Given task: Print, without altering anything, the lines from the one that holds "Rebuild this chart" to the one that holds "plt.rcParams['font.family'] = ['Liberation", inclusive. No other lines belong in the output.

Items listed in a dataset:
>>
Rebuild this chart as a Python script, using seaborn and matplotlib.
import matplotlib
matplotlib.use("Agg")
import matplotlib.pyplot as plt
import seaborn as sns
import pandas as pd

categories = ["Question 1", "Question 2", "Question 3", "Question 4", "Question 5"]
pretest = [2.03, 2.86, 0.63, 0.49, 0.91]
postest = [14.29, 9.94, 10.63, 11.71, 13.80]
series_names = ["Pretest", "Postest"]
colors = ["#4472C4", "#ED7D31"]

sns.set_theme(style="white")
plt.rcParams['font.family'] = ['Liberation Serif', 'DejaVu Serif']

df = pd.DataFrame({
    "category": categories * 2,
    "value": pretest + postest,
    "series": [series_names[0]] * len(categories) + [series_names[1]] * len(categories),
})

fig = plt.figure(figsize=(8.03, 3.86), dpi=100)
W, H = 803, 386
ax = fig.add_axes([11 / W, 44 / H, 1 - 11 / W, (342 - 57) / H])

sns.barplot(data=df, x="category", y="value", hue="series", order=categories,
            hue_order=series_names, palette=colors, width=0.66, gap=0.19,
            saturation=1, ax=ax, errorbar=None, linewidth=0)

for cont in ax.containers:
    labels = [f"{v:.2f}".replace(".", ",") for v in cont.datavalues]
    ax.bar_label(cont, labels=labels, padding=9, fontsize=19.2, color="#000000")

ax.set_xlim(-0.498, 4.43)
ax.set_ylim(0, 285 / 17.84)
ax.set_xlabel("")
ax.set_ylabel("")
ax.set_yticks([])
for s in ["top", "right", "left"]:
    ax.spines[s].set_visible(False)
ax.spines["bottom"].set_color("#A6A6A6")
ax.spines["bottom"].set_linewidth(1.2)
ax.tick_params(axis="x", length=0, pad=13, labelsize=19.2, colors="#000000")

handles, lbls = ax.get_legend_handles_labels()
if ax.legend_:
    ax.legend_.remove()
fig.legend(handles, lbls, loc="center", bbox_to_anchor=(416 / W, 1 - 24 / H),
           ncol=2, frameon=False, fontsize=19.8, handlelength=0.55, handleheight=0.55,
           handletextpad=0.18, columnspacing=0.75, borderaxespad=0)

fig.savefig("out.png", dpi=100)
<<
>>
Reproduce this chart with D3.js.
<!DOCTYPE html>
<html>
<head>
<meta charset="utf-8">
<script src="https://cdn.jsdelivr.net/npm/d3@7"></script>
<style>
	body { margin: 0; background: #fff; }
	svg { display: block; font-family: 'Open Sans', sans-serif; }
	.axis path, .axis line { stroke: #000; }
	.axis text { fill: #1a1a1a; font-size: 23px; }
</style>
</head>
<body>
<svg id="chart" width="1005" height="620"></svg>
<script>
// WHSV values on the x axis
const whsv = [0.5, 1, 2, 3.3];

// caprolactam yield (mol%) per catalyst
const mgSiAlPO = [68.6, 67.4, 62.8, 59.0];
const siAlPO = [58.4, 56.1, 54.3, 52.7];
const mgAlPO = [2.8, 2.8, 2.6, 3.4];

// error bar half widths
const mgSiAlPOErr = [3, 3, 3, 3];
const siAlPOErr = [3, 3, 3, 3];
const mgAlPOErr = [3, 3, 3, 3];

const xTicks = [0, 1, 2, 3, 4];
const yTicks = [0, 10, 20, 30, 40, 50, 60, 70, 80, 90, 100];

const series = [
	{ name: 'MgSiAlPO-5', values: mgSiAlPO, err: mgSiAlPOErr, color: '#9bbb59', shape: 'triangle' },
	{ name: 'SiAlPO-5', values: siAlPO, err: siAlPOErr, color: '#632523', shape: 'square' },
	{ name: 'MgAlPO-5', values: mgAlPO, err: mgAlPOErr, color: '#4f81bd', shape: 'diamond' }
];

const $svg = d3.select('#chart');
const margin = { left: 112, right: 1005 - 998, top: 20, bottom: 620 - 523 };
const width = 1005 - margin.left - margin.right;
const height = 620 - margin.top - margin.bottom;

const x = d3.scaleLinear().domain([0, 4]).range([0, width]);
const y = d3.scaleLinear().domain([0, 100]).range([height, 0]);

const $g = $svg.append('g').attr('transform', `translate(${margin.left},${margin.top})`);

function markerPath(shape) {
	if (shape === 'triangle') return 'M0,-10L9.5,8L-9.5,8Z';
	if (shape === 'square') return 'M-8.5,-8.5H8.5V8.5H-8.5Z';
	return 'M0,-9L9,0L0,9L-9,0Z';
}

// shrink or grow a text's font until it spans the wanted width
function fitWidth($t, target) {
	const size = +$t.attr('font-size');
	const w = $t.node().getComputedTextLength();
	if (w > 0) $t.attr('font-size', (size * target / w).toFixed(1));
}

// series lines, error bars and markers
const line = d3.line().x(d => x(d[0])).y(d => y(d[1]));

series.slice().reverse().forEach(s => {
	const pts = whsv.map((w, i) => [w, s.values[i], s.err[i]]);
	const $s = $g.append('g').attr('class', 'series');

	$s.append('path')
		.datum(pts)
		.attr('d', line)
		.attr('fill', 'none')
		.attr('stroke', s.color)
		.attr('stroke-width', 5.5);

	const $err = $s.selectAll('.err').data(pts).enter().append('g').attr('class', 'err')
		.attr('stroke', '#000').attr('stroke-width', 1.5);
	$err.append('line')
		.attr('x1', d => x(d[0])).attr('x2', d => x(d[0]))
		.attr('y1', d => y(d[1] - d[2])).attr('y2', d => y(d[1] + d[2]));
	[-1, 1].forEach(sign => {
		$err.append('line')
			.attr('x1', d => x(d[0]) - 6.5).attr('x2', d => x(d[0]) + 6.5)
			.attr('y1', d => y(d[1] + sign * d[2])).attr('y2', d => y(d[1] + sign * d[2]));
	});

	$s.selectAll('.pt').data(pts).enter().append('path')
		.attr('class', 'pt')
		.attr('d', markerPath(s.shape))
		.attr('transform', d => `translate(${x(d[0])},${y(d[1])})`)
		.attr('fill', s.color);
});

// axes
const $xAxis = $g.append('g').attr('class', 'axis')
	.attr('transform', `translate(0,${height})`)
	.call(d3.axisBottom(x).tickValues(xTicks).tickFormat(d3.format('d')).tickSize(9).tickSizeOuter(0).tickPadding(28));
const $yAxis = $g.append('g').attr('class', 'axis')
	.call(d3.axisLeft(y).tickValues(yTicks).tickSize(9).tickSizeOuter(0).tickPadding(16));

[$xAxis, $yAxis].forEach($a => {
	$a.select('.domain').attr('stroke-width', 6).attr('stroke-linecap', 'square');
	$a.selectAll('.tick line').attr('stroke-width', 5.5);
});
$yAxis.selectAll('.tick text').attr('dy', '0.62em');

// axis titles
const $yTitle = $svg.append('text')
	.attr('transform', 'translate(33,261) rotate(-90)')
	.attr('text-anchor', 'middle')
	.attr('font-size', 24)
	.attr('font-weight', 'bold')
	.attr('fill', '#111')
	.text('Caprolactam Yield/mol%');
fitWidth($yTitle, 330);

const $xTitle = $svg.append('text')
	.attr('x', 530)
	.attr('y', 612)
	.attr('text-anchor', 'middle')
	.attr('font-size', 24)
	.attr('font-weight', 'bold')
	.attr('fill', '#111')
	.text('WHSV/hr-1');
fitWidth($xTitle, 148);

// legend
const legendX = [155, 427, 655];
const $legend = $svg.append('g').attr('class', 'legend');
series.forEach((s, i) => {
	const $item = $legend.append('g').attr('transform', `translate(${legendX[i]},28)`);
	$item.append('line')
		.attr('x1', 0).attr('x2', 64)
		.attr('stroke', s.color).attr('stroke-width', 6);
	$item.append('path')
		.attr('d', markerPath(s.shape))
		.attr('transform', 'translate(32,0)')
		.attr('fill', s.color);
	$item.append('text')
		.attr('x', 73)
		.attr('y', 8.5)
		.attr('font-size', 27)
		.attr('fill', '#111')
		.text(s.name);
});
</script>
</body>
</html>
<<
Written response:
Rebuild this chart as a Python script, using seaborn and matplotlib.
import matplotlib
matplotlib.use("Agg")
import matplotlib.pyplot as plt
import seaborn as sns
import pandas as pd

categories = ["Question 1", "Question 2", "Question 3", "Question 4", "Question 5"]
pretest = [2.03, 2.86, 0.63, 0.49, 0.91]
postest = [14.29, 9.94, 10.63, 11.71, 13.80]
series_names = ["Pretest", "Postest"]
colors = ["#4472C4", "#ED7D31"]

sns.set_theme(style="white")
plt.rcParams['font.family'] = ['Liberation Serif', 'DejaVu Serif']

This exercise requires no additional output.